Тем неожиданнее и приятнее было мне получить однажды, после телепередачи, в которой я исполняла стихи Блока, письмо от С. М. Алянского, издававшего Блока в «Алконосте» и близко его знавшего. Даря мне свою книгу о встречах с поэтом, Самуил Миронович писал, что вдруг услышал с экрана «знакомые с давних лет стихи с интонациями и внутренней музыкальностью, которые я слышал из уст самого Блока». «Вы, – продолжает он, – восприняли стихи Блока так, как будто Вы сами их сочинили, и потому читаете их совсем как Блок».

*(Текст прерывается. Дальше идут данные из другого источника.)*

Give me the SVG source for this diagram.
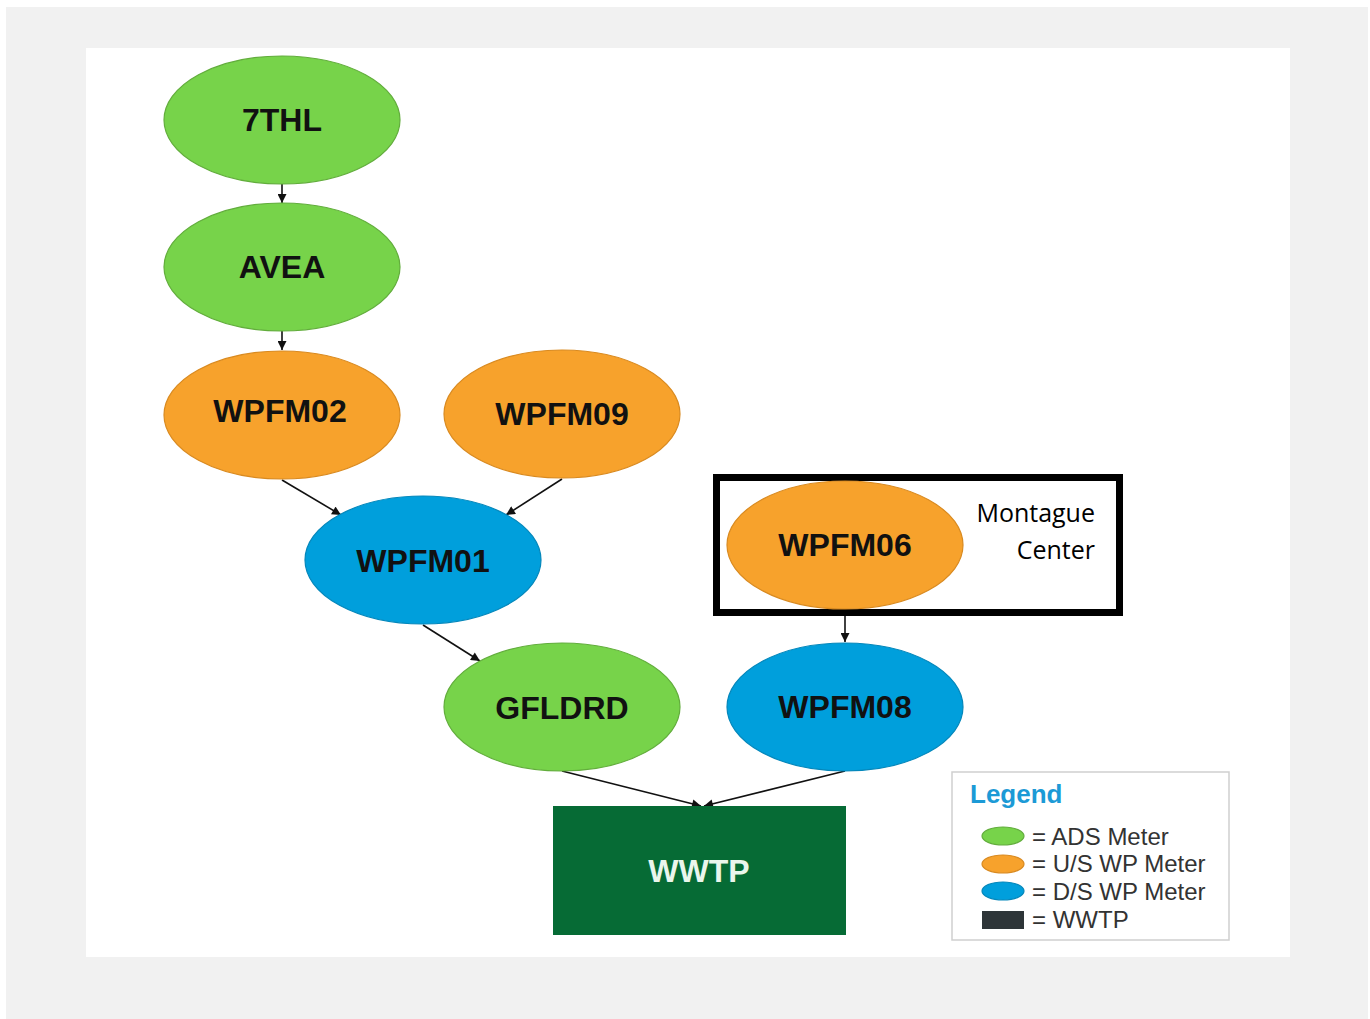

Привожу этот лестный отзыв, не боясь быть нескромной, потому что услышала в нем не столько похвалу, сколько подтверждение своим размышлениям об авторском, именно авторском исполнении стихов. Такое исполнение опирается прежде всего на стремление проникнуть во внутренний мир поэта, органически почувствовать и принять его ритм и его образный мир.

Последние годы мне легче выходить на сцену в поэтических вечерах – не я читаю, а я вхожу в образ поэта и присваиваю себе его стихи.

Но от имени разных поэтов – по-разному. Потому что Пригов, например, читает очень смешно. Я его как-то спросила: «А Ахматову вы точно так же будете выкрикивать?» – «Да». И он прав, потому что это его манера. Чухонцев читает Цветаеву как свое, и Бродский на 100-летии Ахматовой в Бостоне читал Ахматову с таким же напевом, как свои стихи. А я отличаюсь от поэтов тем, что каждый раз вхожу в образ. Ведь я актриса, моя профессия – входить в образ.

Если же я начинаю читать от себя, то ломаю строчку. Меня Любимов в этом часто упрекал, когда мы репетировали «Гамлета», «Пир во время чумы», «Электру». Потому что я играла не поэта, а персонаж, у которого свой внутренний ритм. Надо, видимо, сначала придумать образ, войти в него поэтически, а потом уже быть, скажем, Электрой. Но в той же «Электре» я первый раз столкнулась с древнегреческой трагедией, поэтому перепрыгнула, упустила какое-то звено. И мне роль далась очень тяжело.

Кажется, что Пушкина читать умеет каждый. На самом деле легче передать чувства, душевные качества людей. Мысль, образ – труднее, духовные качества – очень трудно. Для того чтобы «прорваться в дух», нужна новая техника, театр к ней еще не готов.